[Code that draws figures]
┌────────

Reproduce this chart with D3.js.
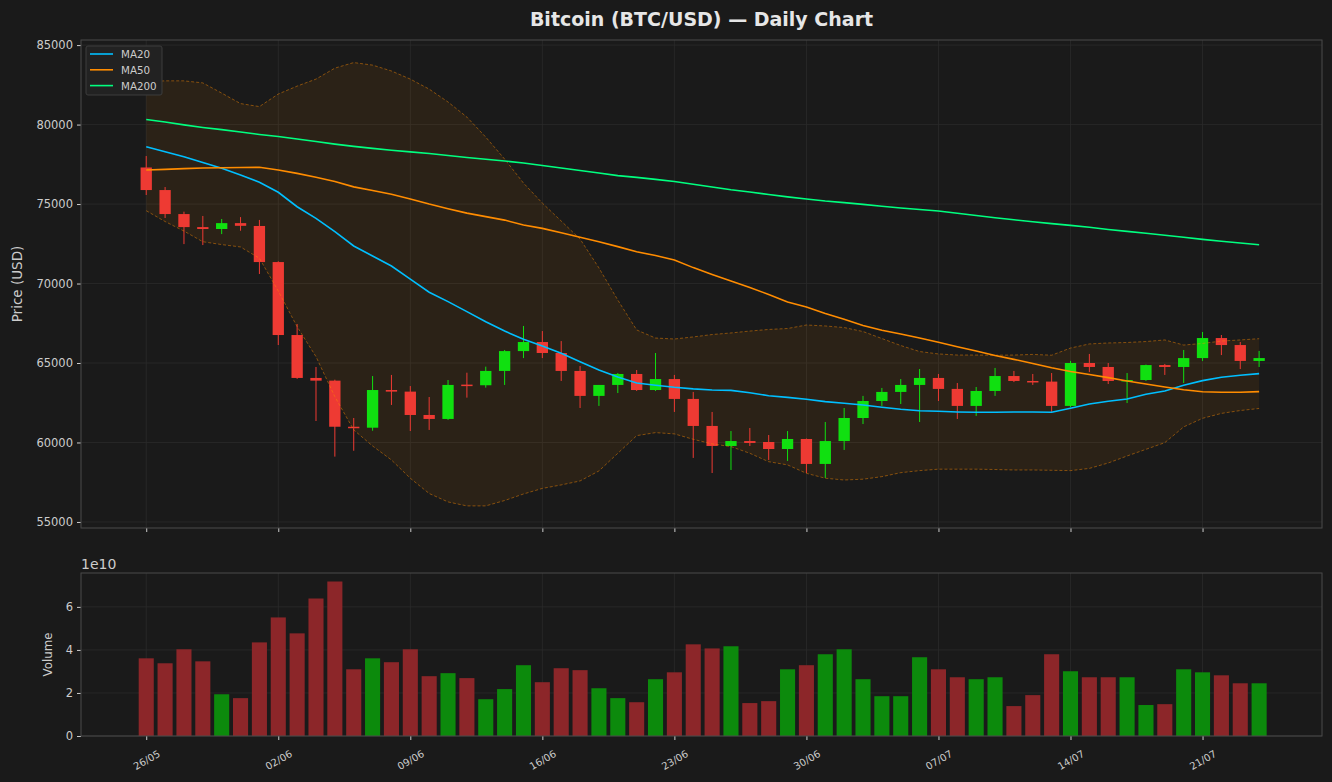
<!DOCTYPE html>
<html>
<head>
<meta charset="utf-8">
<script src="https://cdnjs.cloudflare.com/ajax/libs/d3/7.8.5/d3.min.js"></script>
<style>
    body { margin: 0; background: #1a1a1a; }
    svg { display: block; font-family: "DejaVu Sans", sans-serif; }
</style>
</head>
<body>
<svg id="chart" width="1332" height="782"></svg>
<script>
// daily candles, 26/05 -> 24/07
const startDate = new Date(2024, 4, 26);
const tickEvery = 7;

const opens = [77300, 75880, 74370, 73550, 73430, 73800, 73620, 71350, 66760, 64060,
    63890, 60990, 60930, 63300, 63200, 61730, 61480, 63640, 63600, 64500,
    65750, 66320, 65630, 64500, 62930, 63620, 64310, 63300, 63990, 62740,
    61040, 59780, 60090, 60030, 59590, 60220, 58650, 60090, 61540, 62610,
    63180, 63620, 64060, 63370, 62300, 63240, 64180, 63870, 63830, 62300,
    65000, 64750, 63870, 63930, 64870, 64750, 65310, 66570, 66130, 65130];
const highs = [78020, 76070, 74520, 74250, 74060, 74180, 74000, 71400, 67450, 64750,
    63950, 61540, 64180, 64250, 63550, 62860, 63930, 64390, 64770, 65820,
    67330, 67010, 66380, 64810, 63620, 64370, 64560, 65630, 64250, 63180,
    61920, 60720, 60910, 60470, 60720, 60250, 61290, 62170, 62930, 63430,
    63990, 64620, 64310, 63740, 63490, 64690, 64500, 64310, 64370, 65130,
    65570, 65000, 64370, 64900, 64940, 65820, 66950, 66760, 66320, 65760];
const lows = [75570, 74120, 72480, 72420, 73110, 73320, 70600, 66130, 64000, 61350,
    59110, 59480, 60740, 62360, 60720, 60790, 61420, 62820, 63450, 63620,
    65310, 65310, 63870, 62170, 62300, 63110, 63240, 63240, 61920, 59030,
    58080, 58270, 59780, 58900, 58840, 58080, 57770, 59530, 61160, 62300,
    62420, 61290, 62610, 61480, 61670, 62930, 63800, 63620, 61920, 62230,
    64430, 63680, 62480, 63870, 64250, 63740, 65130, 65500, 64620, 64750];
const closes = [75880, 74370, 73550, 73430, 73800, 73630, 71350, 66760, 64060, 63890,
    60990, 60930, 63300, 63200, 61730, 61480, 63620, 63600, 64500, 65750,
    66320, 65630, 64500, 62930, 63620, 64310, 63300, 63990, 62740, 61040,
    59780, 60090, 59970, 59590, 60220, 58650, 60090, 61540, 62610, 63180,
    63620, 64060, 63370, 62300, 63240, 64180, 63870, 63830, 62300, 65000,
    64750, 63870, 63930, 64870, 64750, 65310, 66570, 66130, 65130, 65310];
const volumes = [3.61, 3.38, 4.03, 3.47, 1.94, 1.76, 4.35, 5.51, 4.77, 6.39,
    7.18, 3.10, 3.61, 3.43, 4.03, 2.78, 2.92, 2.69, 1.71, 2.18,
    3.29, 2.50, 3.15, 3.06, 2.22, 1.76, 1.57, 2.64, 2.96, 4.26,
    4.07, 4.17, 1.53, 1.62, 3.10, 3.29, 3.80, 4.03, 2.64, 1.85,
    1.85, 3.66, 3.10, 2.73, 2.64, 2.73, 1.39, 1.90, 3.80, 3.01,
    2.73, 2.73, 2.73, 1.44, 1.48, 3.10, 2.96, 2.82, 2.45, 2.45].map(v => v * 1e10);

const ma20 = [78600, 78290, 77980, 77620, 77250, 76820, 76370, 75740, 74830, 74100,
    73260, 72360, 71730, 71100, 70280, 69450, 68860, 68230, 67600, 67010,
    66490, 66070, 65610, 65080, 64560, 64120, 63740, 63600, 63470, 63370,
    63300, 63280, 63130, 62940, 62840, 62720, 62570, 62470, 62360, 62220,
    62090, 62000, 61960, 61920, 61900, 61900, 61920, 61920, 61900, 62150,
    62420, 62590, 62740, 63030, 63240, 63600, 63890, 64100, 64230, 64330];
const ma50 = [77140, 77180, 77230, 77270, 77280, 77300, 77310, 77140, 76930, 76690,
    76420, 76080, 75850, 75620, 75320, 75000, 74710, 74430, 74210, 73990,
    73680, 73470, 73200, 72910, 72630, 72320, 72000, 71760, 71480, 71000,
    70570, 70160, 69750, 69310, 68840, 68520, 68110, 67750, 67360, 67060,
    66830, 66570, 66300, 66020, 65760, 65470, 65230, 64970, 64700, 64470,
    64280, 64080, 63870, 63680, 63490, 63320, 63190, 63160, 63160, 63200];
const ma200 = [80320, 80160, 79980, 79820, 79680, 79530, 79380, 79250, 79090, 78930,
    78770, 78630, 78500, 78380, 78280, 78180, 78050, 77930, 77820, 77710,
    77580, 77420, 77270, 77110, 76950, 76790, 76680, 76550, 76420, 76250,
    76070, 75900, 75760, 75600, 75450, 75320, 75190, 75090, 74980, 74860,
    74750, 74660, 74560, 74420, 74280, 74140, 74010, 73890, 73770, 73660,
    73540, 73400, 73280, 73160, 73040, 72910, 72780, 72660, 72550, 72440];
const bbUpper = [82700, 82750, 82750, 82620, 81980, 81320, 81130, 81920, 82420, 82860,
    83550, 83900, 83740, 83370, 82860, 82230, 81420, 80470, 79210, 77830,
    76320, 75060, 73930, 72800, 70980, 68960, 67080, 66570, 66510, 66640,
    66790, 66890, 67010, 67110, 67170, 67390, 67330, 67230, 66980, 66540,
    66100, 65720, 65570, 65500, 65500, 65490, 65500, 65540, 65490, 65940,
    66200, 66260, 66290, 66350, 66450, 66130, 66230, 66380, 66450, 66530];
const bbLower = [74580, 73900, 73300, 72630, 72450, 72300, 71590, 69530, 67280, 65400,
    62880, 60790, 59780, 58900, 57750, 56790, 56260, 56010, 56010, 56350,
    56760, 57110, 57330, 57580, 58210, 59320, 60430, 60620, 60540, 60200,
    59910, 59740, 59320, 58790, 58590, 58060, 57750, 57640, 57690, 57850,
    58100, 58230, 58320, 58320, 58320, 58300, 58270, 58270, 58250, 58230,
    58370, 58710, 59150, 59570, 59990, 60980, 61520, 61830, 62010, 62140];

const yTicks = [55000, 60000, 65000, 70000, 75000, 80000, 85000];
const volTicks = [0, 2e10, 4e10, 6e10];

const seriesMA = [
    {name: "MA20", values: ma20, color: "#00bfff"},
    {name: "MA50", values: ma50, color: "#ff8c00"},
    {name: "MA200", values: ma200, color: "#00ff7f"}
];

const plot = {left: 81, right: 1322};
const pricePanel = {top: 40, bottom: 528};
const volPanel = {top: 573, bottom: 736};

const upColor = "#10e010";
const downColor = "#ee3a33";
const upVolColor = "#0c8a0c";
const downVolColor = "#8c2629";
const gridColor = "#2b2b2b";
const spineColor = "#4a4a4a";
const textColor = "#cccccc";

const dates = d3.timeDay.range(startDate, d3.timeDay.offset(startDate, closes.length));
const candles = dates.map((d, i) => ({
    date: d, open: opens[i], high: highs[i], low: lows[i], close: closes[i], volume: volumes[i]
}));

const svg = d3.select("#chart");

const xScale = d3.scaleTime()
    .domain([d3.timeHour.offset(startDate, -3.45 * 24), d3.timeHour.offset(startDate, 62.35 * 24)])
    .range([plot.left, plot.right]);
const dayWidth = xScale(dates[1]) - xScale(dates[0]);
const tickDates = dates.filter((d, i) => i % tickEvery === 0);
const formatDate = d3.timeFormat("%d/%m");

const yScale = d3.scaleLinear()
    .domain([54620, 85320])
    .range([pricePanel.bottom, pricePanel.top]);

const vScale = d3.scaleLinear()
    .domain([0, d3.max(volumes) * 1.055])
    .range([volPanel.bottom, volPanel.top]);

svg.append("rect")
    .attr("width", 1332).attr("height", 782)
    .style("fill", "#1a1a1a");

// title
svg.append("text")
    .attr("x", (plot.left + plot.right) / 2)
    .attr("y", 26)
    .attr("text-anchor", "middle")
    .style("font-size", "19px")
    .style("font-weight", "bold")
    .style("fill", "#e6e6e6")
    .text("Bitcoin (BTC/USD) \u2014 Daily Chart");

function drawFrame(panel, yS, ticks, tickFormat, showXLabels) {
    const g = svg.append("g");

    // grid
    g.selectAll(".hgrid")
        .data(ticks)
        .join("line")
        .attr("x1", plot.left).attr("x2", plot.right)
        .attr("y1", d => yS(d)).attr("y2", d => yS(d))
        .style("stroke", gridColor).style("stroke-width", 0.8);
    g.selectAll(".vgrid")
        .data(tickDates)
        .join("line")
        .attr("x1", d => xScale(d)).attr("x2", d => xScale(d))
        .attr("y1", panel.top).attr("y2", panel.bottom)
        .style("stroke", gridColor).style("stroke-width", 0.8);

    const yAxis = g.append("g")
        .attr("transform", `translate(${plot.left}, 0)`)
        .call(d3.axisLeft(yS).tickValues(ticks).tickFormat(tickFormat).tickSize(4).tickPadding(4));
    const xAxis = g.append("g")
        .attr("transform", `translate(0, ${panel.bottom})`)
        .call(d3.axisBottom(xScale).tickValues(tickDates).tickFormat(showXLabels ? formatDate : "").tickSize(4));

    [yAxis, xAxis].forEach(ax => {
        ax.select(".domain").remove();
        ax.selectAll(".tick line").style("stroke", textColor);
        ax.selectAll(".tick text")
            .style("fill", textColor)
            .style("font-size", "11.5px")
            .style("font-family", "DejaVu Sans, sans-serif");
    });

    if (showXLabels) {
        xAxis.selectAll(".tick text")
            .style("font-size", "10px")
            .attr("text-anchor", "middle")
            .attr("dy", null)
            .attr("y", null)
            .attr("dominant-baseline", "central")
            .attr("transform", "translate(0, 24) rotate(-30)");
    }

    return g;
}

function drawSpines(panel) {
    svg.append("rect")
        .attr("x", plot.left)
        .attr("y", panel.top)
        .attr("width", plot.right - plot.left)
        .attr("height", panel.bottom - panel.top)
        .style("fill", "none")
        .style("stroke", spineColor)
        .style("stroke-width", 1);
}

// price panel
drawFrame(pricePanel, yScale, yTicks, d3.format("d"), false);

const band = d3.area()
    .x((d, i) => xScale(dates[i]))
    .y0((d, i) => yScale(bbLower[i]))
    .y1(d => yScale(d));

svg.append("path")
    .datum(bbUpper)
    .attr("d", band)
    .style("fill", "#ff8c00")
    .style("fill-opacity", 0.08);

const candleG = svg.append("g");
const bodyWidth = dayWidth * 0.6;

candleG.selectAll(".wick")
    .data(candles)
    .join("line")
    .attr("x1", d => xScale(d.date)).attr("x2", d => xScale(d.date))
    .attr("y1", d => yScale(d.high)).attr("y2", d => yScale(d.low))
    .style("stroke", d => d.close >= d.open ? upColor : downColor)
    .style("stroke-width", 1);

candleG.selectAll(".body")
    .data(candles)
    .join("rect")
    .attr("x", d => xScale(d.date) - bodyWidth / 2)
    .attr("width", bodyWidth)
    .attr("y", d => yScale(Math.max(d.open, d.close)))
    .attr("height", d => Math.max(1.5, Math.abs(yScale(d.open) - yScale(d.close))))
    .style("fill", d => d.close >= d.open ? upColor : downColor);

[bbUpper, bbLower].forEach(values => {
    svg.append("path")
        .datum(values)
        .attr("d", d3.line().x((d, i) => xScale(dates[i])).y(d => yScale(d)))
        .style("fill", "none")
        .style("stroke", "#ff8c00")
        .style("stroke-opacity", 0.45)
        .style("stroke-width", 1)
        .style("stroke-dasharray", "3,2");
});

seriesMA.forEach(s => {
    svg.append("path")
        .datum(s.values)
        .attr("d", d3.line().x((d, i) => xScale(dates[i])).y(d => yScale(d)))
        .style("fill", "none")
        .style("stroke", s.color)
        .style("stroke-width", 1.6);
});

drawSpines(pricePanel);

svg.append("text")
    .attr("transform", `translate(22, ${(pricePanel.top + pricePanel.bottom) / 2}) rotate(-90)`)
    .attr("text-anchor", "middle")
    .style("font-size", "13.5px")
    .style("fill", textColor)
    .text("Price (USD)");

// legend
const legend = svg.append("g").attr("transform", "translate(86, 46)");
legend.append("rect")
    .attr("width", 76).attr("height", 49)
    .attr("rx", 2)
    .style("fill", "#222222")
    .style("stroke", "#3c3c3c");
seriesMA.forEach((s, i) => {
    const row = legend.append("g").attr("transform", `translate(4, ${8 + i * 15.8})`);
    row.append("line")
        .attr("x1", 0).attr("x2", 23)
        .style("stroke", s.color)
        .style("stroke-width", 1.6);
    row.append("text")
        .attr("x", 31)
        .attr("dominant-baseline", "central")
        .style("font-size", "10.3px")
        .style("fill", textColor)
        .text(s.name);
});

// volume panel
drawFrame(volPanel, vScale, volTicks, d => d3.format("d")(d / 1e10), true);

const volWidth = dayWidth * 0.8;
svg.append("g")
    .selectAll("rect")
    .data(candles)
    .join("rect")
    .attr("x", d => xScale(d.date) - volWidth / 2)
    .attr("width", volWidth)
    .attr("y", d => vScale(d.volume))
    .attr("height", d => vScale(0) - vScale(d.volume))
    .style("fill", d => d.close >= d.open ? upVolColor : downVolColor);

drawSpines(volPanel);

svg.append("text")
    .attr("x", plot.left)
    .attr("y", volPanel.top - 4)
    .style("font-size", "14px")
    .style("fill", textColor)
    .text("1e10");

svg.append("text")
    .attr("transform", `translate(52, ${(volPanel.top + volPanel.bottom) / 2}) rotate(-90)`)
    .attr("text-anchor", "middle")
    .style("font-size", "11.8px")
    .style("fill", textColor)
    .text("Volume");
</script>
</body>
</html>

└────────
┌────────

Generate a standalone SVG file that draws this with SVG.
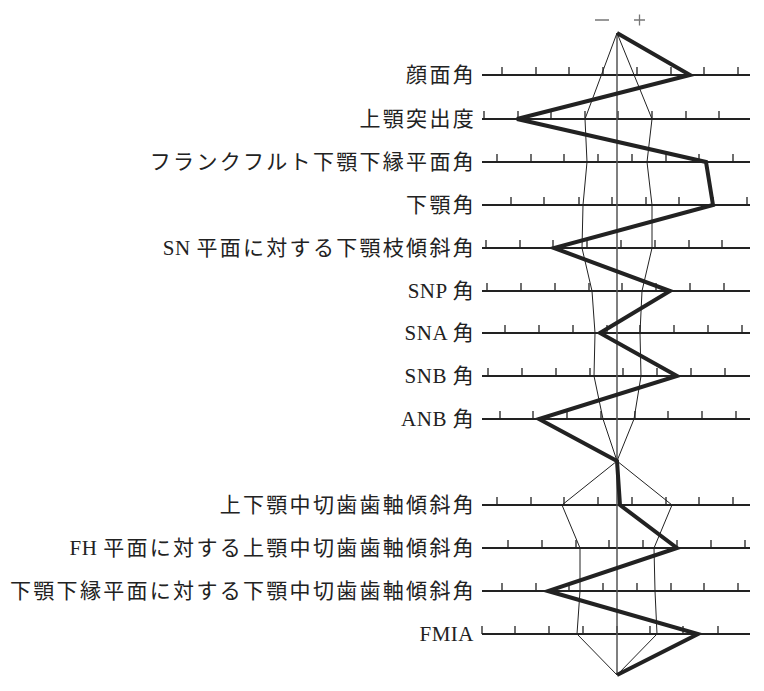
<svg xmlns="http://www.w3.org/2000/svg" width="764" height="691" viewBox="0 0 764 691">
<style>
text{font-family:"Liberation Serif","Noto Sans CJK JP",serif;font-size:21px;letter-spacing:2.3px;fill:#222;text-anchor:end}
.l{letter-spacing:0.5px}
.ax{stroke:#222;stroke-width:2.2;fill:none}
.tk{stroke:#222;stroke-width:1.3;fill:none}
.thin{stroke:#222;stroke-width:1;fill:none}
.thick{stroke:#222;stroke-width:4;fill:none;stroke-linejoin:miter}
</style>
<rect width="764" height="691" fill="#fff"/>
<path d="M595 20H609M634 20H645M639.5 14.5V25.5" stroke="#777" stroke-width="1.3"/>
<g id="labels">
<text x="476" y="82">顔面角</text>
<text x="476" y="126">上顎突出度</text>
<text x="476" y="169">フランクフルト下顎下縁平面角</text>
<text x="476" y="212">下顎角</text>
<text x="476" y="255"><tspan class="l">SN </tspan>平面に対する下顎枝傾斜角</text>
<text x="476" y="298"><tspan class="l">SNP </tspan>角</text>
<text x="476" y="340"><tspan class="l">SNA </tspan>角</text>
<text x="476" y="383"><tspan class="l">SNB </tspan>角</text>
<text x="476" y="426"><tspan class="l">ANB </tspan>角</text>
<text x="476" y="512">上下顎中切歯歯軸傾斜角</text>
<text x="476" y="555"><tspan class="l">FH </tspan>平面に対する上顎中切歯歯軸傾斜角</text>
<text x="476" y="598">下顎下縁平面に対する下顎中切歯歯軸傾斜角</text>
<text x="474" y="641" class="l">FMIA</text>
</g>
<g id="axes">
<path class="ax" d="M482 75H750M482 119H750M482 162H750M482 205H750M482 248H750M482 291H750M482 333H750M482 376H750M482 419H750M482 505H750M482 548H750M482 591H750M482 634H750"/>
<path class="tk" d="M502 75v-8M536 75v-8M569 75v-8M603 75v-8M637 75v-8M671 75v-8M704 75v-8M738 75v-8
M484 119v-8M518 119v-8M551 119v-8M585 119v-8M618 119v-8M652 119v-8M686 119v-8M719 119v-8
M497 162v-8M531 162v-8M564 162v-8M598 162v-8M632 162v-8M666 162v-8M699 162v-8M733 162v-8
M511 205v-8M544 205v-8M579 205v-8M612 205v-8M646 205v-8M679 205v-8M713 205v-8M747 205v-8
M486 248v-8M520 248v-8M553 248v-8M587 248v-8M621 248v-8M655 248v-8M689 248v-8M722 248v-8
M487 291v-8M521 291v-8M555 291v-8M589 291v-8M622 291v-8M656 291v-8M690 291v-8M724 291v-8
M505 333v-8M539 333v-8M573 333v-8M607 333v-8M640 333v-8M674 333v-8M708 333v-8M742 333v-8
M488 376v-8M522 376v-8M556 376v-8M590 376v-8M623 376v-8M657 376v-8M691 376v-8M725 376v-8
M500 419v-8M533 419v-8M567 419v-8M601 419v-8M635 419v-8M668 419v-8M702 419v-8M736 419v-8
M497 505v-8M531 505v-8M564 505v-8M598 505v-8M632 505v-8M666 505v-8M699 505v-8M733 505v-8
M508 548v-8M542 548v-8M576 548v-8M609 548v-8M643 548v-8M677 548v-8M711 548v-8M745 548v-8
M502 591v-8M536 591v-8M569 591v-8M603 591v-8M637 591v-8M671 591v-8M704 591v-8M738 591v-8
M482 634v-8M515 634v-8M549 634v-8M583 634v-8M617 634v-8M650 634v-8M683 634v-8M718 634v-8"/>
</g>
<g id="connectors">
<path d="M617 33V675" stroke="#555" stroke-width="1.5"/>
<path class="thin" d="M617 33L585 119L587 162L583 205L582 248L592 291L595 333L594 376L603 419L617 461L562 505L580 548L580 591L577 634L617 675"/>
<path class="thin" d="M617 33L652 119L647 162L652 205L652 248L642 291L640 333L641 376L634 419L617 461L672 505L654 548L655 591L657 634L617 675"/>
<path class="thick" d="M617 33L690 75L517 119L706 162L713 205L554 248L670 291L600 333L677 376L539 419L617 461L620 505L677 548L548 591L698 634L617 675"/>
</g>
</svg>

└────────

## THE PROBLEM
Show the lines of the records that contain the word "this".

## TASK RESPONSE
Reproduce this chart with D3.js.
Generate a standalone SVG file that draws this with SVG.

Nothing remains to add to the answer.